EXERCISE: Report the number of lines containing "this", with no other words.

DATASET ROWS:
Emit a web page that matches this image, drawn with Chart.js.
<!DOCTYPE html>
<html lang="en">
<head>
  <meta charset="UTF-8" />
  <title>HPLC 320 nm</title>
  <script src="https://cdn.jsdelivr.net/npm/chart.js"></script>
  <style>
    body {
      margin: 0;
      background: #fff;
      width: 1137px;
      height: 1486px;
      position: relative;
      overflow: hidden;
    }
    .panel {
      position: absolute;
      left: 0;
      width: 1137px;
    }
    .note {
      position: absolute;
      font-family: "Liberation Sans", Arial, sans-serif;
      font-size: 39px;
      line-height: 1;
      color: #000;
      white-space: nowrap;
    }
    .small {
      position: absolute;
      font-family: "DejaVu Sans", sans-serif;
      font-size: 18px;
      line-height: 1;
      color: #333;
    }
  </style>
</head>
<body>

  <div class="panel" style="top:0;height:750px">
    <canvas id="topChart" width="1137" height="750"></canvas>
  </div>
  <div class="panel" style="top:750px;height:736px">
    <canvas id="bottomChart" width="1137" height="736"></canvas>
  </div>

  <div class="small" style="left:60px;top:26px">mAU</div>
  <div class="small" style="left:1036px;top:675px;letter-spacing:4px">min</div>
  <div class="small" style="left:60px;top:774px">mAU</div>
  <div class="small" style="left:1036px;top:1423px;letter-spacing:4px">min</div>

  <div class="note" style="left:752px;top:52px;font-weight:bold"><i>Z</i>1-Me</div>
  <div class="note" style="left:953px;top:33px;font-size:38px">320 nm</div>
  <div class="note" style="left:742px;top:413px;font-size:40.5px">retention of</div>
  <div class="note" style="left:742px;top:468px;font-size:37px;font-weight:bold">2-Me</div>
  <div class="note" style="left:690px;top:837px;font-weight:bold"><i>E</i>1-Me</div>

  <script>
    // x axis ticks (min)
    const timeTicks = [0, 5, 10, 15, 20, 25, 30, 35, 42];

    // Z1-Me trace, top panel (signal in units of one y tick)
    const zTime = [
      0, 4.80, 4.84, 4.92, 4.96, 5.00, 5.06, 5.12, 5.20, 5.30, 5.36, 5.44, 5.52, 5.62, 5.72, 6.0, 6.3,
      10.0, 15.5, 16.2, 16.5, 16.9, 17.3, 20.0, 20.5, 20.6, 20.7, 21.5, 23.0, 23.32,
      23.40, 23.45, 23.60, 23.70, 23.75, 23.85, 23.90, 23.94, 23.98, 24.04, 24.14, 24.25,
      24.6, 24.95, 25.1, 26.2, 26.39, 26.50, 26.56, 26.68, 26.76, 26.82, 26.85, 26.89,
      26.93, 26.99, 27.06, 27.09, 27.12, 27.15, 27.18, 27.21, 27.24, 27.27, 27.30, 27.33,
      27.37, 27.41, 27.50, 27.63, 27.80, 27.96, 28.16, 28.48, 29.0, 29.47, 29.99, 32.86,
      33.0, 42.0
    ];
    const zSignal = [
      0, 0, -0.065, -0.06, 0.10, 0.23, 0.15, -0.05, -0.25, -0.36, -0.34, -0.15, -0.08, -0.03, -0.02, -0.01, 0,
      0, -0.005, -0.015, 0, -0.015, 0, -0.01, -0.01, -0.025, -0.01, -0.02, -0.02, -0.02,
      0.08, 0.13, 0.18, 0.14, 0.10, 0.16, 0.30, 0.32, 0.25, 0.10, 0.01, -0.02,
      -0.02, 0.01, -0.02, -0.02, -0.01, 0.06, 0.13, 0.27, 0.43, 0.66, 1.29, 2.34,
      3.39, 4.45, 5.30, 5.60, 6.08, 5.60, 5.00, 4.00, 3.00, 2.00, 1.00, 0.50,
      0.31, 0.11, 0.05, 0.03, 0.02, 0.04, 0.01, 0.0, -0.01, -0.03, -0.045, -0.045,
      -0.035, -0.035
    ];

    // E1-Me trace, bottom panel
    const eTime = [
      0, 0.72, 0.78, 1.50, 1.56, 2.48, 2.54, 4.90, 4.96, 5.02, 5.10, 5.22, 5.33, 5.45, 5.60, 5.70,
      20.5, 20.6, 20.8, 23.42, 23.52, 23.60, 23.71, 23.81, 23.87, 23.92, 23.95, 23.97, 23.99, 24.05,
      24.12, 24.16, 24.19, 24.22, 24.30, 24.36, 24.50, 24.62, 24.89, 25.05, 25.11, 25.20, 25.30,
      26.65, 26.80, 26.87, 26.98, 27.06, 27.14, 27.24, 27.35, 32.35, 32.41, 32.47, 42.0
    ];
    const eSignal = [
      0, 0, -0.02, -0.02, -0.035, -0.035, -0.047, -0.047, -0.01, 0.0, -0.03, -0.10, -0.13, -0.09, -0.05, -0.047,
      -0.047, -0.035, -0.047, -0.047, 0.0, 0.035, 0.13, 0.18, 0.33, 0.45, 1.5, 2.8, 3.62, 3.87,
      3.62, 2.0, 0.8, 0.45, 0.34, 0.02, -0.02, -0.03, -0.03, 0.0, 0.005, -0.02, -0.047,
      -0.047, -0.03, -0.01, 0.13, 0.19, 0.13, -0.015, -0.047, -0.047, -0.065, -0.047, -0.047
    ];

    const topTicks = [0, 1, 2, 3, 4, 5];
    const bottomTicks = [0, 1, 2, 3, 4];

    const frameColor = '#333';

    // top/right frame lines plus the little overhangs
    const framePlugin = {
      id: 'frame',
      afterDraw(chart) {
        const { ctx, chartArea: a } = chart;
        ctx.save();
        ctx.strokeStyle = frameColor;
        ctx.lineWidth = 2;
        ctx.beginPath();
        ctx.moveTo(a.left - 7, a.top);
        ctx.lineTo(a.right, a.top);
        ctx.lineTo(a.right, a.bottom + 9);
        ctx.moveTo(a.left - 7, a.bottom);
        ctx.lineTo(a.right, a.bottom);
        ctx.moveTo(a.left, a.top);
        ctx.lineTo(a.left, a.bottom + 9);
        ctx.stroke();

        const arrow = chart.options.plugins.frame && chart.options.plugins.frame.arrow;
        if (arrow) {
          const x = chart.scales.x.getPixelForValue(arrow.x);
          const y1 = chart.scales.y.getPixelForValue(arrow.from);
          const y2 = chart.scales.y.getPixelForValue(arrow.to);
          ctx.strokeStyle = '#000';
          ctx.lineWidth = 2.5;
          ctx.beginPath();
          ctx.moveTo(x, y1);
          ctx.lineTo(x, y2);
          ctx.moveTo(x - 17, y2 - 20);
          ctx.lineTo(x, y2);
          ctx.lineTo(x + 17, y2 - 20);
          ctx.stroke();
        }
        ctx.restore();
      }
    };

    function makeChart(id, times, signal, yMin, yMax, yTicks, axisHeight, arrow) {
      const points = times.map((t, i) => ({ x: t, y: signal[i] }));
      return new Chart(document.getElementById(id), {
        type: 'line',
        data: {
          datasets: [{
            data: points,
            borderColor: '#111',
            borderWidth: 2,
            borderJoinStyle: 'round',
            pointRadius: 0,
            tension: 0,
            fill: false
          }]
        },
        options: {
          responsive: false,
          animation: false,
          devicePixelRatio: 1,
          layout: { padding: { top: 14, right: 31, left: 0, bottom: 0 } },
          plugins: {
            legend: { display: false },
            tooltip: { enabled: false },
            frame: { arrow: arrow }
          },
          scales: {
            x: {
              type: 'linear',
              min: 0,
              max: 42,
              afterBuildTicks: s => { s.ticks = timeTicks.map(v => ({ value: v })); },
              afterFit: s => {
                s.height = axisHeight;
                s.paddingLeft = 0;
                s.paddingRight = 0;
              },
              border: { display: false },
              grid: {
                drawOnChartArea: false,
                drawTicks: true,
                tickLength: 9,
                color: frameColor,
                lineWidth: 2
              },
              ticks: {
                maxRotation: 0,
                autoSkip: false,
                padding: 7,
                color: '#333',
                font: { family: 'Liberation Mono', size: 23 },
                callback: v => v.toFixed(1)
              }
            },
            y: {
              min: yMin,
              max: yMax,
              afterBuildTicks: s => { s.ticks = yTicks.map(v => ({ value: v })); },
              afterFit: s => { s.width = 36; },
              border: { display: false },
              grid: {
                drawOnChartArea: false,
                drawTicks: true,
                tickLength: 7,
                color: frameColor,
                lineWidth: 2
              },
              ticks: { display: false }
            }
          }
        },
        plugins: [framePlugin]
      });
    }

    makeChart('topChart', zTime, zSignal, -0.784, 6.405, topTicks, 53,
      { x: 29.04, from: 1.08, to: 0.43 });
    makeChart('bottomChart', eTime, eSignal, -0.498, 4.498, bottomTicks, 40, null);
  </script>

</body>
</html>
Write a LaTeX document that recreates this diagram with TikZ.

FINISHED TASK: 2